グローカリゼーション vs リバース・イノベーション

 これまで、多くの企業はグローカリゼーション戦略、即ち「富裕国の顧客向けに開発されたグローバル製品にわずかな修正を加え、主に機能を落とした低価格モデルを輸出する」戦略をとってきました。

 しかし、所得水準も、顧客ニーズも、社会インフラもまったく異なる新興国市場では、もともと富裕国の顧客用につくった製品が幅広く受け入れられるはずがありません。新興国では、ローカルのニーズに応えるために白紙の状態からイノベーションを始める必要がある、とゴビンダラジャンたちは指摘しています。

 先進国の企業はリバース・イノベーションを無視する、あるいは従来のグローカリゼーションのみで生きていくことはできないのでしょうか?

 ゴビンダラジャンたちは「海外での機会を逃すこと以上に高くつくおそれがある。いわゆる『新興国の巨人』と呼ばれる、途上国を本拠とする新世代の多国籍企業にとってチャンスとなり、富裕国の多国籍企業は安定した国内市場で、痛みや手厳しい打撃を食らうことになるかもしれない」と述べています。GEの会長のジェフリー・イメルトも同様の懸念を表明しています。リバース・イノベーションは選択の問題でなく、必然であるという主張です。

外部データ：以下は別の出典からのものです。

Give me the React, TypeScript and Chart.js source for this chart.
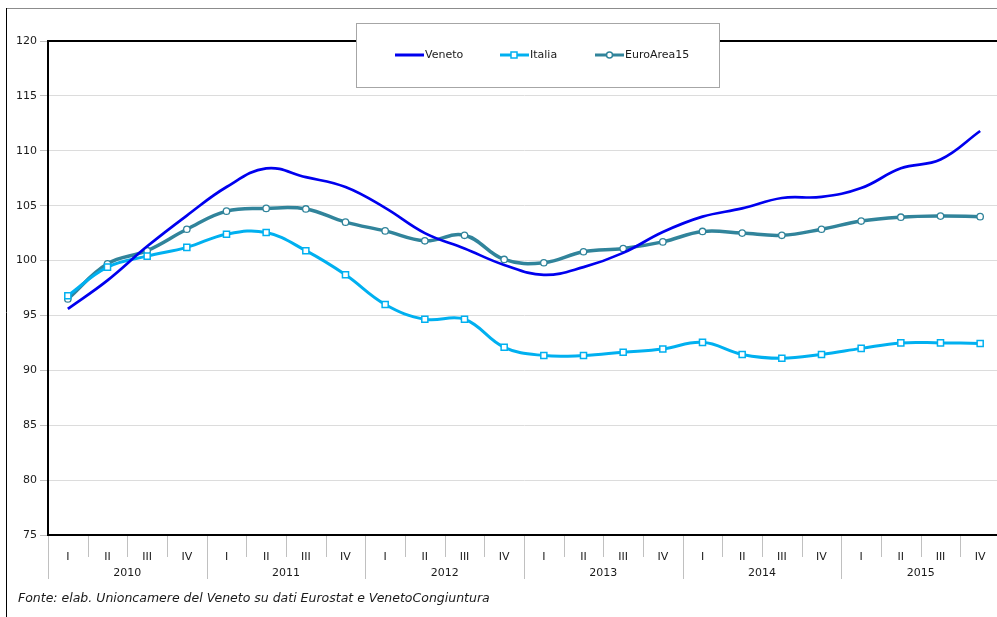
import React, { useEffect, useRef } from "react";
import { Chart, registerables } from "chart.js";

Chart.register(...registerables);

const quarters = ["I", "II", "III", "IV", "I", "II", "III", "IV", "I", "II", "III", "IV", "I", "II", "III", "IV", "I", "II", "III", "IV", "I", "II", "III", "IV"];
const years = ["2010", "2011", "2012", "2013", "2014", "2015"];

const veneto = [95.6, 98.2, 101.3, 104.1, 106.7, 108.4, 107.6, 106.7, 104.8, 102.5, 101.1, 99.6, 98.7, 99.4, 100.7, 102.6, 104.0, 104.75, 105.7, 105.8, 106.6, 108.4, 109.2, 111.8];
const italia = [96.8, 99.4, 100.4, 101.2, 102.4, 102.55, 100.9, 98.7, 96.0, 94.65, 94.65, 92.1, 91.35, 91.35, 91.65, 91.95, 92.55, 91.45, 91.1, 91.45, 92.0, 92.5, 92.5, 92.45];
const euroArea = [96.5, 99.7, 100.9, 102.85, 104.5, 104.75, 104.7, 103.5, 102.7, 101.8, 102.3, 100.1, 99.8, 100.8, 101.1, 101.7, 102.65, 102.5, 102.3, 102.85, 103.6, 103.95, 104.05, 104.0];

const seriesNames = ["Veneto", "Italia", "EuroArea15"];
const yTicks = { min: 75, max: 120, step: 5 };
const footnote = "Fonte: elab. Unioncamere del Veneto su dati Eurostat e VenetoCongiuntura";

const COLORS = { veneto: "#0000ee", italia: "#00b0f0", euro: "#31849b" };
const FONT = "'DejaVu Sans', sans-serif";
const TEXT = "#1a1a1a";

const framePlugin = {
  id: "frame",
  afterDraw(chart: any) {
    const ctx = chart.ctx;
    const area = chart.chartArea;
    const x = chart.scales.x;
    ctx.save();
    // outer frame
    ctx.strokeStyle = "#8c8c8c";
    ctx.lineWidth = 1;
    ctx.beginPath();
    ctx.moveTo(6, 8.5);
    ctx.lineTo(chart.width, 8.5);
    ctx.stroke();
    ctx.strokeStyle = "#000";
    ctx.beginPath();
    ctx.moveTo(6.5, 8);
    ctx.lineTo(6.5, chart.height);
    ctx.stroke();

    // plot top border
    ctx.strokeStyle = "#000";
    ctx.lineWidth = 2;
    ctx.beginPath();
    ctx.moveTo(area.left - 1, area.top);
    ctx.lineTo(area.right, area.top);
    ctx.stroke();

    // x-axis separators
    const n = quarters.length;
    const w = (area.right - area.left) / n;
    ctx.strokeStyle = "#c0c0c0";
    ctx.lineWidth = 1;
    for (let i = 0; i <= n; i++) {
      const px = Math.round(x.getPixelForValue(i) - w / 2) + 0.5;
      const len = i % 4 === 0 ? 44 : 22;
      ctx.beginPath();
      ctx.moveTo(px, area.bottom + 1);
      ctx.lineTo(px, area.bottom + len);
      ctx.stroke();
    }
    // year labels
    ctx.fillStyle = TEXT;
    ctx.font = `11px ${FONT}`;
    ctx.textAlign = "center";
    ctx.textBaseline = "middle";
    years.forEach((yr, k) => {
      const a = x.getPixelForValue(k * 4) - w / 2;
      const b = x.getPixelForValue(k * 4 + 3) + w / 2;
      ctx.fillText(yr, (a + b) / 2, area.bottom + 38);
    });

    // legend box
    const lx = 356.5, ly = 23.5, lw = 363, lh = 64;
    ctx.fillStyle = "#fff";
    ctx.fillRect(lx, ly, lw, lh);
    ctx.strokeStyle = "#a6a6a6";
    ctx.lineWidth = 1;
    ctx.strokeRect(lx, ly, lw, lh);
    const cy = 55;
    const items = [
      { x0: 395, name: seriesNames[0], ds: chart.data.datasets[0] },
      { x0: 500, name: seriesNames[1], ds: chart.data.datasets[1] },
      { x0: 595, name: seriesNames[2], ds: chart.data.datasets[2] },
    ];
    items.forEach((it) => {
      const ds = it.ds;
      ctx.strokeStyle = ds.borderColor;
      ctx.lineWidth = 3;
      ctx.beginPath();
      ctx.moveTo(it.x0, cy);
      ctx.lineTo(it.x0 + 29, cy);
      ctx.stroke();
      if (ds.pointStyle === "rect") {
        ctx.fillStyle = "#fff";
        ctx.strokeStyle = ds.borderColor;
        ctx.lineWidth = 1.5;
        ctx.fillRect(it.x0 + 11, cy - 3, 6, 6);
        ctx.strokeRect(it.x0 + 11, cy - 3, 6, 6);
      } else if (ds.pointStyle === "circle" && ds.pointRadius > 0) {
        ctx.fillStyle = "#fff";
        ctx.strokeStyle = ds.borderColor;
        ctx.lineWidth = 1.5;
        ctx.beginPath();
        ctx.arc(it.x0 + 14.5, cy, 3, 0, Math.PI * 2);
        ctx.fill();
        ctx.stroke();
      }
      ctx.fillStyle = TEXT;
      ctx.font = `11px ${FONT}`;
      ctx.textAlign = "left";
      ctx.textBaseline = "middle";
      ctx.fillText(it.name, it.x0 + 30, cy);
    });
    ctx.restore();
  },
};

export default function App() {
  const ref = useRef<HTMLCanvasElement | null>(null);

  useEffect(() => {
    const canvas = ref.current;
    if (!canvas) return;
    const chart = new Chart(canvas, {
      type: "line",
      data: {
        labels: quarters,
        datasets: [
          {
            label: seriesNames[0],
            data: veneto,
            borderColor: COLORS.veneto,
            backgroundColor: COLORS.veneto,
            borderWidth: 2.7,
            pointRadius: 0,
            pointStyle: "circle",
            tension: 0.4,
          },
          {
            label: seriesNames[1],
            data: italia,
            borderColor: COLORS.italia,
            backgroundColor: "#fff",
            borderWidth: 3,
            pointStyle: "rect",
            pointRadius: 4.3,
            pointBorderWidth: 1.5,
            pointBackgroundColor: "#fff",
            pointBorderColor: COLORS.italia,
            tension: 0.4,
          },
          {
            label: seriesNames[2],
            data: euroArea,
            borderColor: COLORS.euro,
            backgroundColor: "#fff",
            borderWidth: 3.5,
            pointStyle: "circle",
            pointRadius: 3.2,
            pointBorderWidth: 1.3,
            pointBackgroundColor: "#fff",
            pointBorderColor: COLORS.euro,
            tension: 0.4,
          },
        ],
      },
      options: {
        responsive: false,
        animation: false,
        devicePixelRatio: 1,
        layout: { padding: { left: 0, top: 41, right: 10, bottom: 0 } },
        plugins: { legend: { display: false }, tooltip: { enabled: false } },
        scales: {
          x: {
            type: "category",
            offset: true,
            grid: { display: false },
            border: { display: true, color: "#000", width: 2 },
            ticks: {
              color: TEXT,
              font: { family: FONT, size: 11 },
              padding: 8,
              maxRotation: 0,
              autoSkip: false,
            },
            afterFit: (s: any) => {
              s.height = 82;
            },
          },
          y: {
            min: yTicks.min,
            max: yTicks.max,
            ticks: {
              stepSize: yTicks.step,
              color: TEXT,
              font: { family: FONT, size: 11 },
              padding: 3,
            },
            grid: { color: "#dcdcdc", tickColor: "#bfbfbf", tickLength: 8, lineWidth: 1 },
            border: { display: true, color: "#000", width: 2 },
            afterFit: (s: any) => {
              s.width = 48;
            },
          },
        },
      },
      plugins: [framePlugin],
    });
    return () => chart.destroy();
  }, []);

  return (
    <div style={{ position: "absolute", left: 0, top: 0, width: 997, height: 617, overflow: "hidden", background: "#fff" }}>
      <canvas ref={ref} width={1010} height={617} style={{ width: 1010, height: 617, display: "block" }} />
      <div
        style={{
          position: "absolute",
          left: 18,
          top: 590,
          fontFamily: FONT,
          fontStyle: "italic",
          fontSize: 12.5,
          color: TEXT,
          whiteSpace: "nowrap",
        }}
      >
        {footnote}
      </div>
    </div>
  );
}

 皆さんの周りをちょっと見回してみてください。たとえば日本国内でも、数年前はあまり見かけなかったハイアール・ブランドの家電商品が、あちこちで目に付くようになりました。コスト・パフォーマンスの良いものに国境はありません。リバース・イノベーションはグローバルに活躍しようとする日本企業だけでなく、引き続き国内市場に注力しようとする内需型企業にとっても、大きな影響を及ぼす可能性があります。